Here, customs agents earlier had received information about two women who had been arrested at a London airport for smuggling cocaine in a body suit and in condoms that were used as vaginal inserts. These women identified Roberts’s sister, Kadsashad, as their recruiter. One of the women frequently had traveled from Miami to London and from Fort Lauderdale to Jamaica. In checking Roberts’s flight from Fort Lauderdale to Jamaica, customs agents noticed that Roberts and another person, Taneisha Samms, were on the same flight and spoke to each other as they waited for their luggage. Samms and Roberts originally were seated next to each other on the flight but Roberts moved to a different row. Samms also purchased her ticket from the same travel agency as one of the women arrested in London.

Agents detained Roberts and Samms for questioning. Samms provided agents with a false story about the reason for her trip; and she eventually admitted that she was in Jamaica with her cousin, Kadsashad Roberts. But she denied knowing Kama-ga Roberts. And Roberts also denied knowing Samms. Roberts told agents that she had been unemployed during 2008 and no longer spoke to her sister. But customs agents had information that, in 2008, Roberts made six trips from Fort Lauder-dale to Jamaica and four trips from Miami to London, all of short duration. And on two of the trips, Roberts traveled with her sister. A search of Roberts’s luggage revealed no drugs. Agents suspected that Roberts was carrying drugs internally. A later x-ray examination of Roberts revealed an obstruction in her pelvic area; Roberts then admitted that she had inserted cocaine into her vaginal area.

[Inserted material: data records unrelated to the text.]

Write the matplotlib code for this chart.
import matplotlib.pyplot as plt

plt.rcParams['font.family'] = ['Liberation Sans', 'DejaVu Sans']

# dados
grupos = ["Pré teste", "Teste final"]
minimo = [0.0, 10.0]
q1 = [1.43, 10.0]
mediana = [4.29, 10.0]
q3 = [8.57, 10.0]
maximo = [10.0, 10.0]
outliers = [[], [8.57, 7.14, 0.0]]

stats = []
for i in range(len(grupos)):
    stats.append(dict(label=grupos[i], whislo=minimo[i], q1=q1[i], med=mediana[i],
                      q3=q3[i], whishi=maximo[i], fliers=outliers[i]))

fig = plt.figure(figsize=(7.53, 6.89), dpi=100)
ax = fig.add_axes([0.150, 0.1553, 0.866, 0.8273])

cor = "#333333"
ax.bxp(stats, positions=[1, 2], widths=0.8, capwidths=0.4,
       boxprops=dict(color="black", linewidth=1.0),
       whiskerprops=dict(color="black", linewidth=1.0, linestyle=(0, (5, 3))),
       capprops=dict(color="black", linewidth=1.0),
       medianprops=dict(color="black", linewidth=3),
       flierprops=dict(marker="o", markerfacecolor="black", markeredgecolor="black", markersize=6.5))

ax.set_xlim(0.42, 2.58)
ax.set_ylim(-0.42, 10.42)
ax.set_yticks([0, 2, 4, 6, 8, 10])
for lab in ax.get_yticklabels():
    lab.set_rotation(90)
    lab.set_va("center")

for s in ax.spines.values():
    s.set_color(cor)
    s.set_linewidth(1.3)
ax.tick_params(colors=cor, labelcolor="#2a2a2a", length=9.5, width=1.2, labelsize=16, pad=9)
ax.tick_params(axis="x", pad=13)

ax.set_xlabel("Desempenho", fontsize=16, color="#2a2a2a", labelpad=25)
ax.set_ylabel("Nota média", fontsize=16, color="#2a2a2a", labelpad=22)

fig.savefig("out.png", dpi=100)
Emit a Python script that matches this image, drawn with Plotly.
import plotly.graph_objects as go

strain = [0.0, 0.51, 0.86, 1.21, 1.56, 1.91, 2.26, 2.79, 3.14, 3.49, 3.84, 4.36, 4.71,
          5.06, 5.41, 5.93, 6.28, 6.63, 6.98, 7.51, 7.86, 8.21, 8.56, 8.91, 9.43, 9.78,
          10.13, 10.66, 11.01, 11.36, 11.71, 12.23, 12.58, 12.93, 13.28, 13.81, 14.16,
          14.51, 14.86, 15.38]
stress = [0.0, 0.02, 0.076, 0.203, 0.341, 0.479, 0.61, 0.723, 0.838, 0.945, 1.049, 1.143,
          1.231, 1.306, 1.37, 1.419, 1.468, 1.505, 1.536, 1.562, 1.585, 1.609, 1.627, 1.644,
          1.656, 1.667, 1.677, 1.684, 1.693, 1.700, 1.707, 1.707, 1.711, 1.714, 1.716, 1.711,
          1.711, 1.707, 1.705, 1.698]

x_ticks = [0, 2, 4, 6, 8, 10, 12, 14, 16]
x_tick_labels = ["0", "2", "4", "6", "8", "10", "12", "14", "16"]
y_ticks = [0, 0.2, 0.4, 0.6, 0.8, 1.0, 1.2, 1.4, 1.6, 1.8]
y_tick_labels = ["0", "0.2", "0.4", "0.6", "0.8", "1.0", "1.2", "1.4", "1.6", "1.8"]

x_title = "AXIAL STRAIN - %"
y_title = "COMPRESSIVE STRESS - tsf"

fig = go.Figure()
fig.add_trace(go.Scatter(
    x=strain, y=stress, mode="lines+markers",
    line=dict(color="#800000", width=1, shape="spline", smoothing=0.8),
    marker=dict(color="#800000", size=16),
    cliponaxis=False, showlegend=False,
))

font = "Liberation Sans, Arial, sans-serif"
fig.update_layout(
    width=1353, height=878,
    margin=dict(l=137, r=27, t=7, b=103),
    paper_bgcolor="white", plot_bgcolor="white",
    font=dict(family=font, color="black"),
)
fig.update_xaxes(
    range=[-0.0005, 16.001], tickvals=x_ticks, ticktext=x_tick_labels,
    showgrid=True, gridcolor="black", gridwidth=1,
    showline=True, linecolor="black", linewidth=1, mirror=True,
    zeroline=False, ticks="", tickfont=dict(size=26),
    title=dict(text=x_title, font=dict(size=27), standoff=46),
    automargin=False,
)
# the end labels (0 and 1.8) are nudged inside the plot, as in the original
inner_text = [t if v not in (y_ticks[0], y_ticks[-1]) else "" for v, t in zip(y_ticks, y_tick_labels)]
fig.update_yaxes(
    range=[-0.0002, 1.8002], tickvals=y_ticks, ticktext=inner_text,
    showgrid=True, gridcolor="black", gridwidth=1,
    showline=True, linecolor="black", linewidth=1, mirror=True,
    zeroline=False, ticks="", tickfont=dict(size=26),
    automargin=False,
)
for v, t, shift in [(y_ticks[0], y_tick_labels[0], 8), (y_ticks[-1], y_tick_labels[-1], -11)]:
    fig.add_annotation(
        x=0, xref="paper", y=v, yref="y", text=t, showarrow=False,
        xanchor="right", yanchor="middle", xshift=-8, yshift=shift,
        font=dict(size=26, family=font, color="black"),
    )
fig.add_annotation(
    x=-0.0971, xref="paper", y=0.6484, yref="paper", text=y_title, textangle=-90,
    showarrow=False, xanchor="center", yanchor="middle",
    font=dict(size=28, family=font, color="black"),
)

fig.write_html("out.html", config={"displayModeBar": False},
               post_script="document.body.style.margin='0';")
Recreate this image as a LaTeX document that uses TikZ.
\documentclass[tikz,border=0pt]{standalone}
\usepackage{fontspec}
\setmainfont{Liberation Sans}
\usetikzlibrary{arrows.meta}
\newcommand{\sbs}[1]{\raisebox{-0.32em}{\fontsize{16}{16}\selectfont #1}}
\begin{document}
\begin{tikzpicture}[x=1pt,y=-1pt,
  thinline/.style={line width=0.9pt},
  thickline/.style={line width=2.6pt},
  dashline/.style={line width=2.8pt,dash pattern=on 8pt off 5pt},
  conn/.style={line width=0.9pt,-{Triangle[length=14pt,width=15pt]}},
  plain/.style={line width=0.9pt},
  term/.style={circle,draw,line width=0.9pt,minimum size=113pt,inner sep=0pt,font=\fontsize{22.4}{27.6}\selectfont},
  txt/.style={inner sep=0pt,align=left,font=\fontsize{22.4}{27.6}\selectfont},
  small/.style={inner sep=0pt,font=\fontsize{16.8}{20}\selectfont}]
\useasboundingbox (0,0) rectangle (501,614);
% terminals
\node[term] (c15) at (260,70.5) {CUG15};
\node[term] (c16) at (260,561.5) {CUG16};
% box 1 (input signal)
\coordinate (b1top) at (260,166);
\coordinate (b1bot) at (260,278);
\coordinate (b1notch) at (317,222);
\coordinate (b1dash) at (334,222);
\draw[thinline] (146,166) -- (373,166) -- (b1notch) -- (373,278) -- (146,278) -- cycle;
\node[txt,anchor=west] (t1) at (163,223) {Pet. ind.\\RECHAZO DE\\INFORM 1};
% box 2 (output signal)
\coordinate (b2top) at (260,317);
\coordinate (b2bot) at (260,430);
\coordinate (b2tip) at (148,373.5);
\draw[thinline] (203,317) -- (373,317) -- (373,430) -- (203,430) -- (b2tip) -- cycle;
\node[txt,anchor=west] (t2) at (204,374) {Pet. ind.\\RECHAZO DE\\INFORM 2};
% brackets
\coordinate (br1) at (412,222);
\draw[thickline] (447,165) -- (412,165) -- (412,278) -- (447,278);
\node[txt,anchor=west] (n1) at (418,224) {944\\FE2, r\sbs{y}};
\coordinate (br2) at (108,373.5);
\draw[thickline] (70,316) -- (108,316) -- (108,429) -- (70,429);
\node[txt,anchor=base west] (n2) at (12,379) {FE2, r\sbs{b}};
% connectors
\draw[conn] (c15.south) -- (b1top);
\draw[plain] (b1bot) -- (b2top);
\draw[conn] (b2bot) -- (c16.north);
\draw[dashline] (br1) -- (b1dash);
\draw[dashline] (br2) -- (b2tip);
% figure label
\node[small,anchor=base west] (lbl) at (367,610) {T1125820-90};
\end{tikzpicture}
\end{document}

We conclude that the district court committed no error in denying Roberts’s motion to suppress: objective reasonable suspicion existed that Roberts was transporting drugs internally. Detaining agents identified particularized objective bases for requiring Roberts to submit to an x-ray, including that (1) her travel patterns were similar to other internal drug couriers recruited by her sister; (2) Roberts had traveled with her sister; and based on the agents’ training and experience, it was typical for new drug couriers to travel with their recruiters at first; (3) Roberts’s explanations for her many trips were implausible and vague, especially given that she was unemployed in 2008; (4) she denied knowing Samms, even though they were cousins and had been seen talking to one another after the flight; and (5) Roberts had a nervous and angry demean- or when questioned by agents. Although each basis alone may have had an innocent explanation and may not be strongly probative of criminal activity, under the totality of the circumstances and based on the detaining agents’ knowledge of drug importation, the circumstances rose to the level of reasonable suspicion. See Tinoco, 304 F.3d at 1116 (reasonable suspicion exists if the cumulative information of which the detaining agent is aware suggests criminal activity, “even if each fact, viewed in isolation, can be given an innocent explanation”).

AFFIRMED. 
      
      . "Routine searches of the persons and effects of entrants [into the United States] are not subject to any requirement of reasonable suspicion, probable cause, or warrant[.]” United States v. Montoya de Hernandez, 473 U.S. 531, 105 S.Ct. 3304, 3309, 87 L.Ed.2d 381 (1985).
     
      
      . For example, Roberts stated that one of her trips to London was to attend a baby shower for a friend of a friend.
     
      
      . On appeal, Roberts also argues that her suppression motion should have been granted because of the two-day delay in bringing her before a magistrate judge. Roberts failed to raise this claim below; and we discern no plain error. Here, reasonable suspicion existed for the x-ray; and authorities promptly obtained the necessary court order for the x-ray. See United States v. Mosquera-Ramirez, 729 F.2d 1352, 1356 (11th Cir.1984) (once the reasonable suspicion standard has been met to justify a detention at the border, the government may detain a suspected internal smuggler for the time needed to conduct an x-ray examination).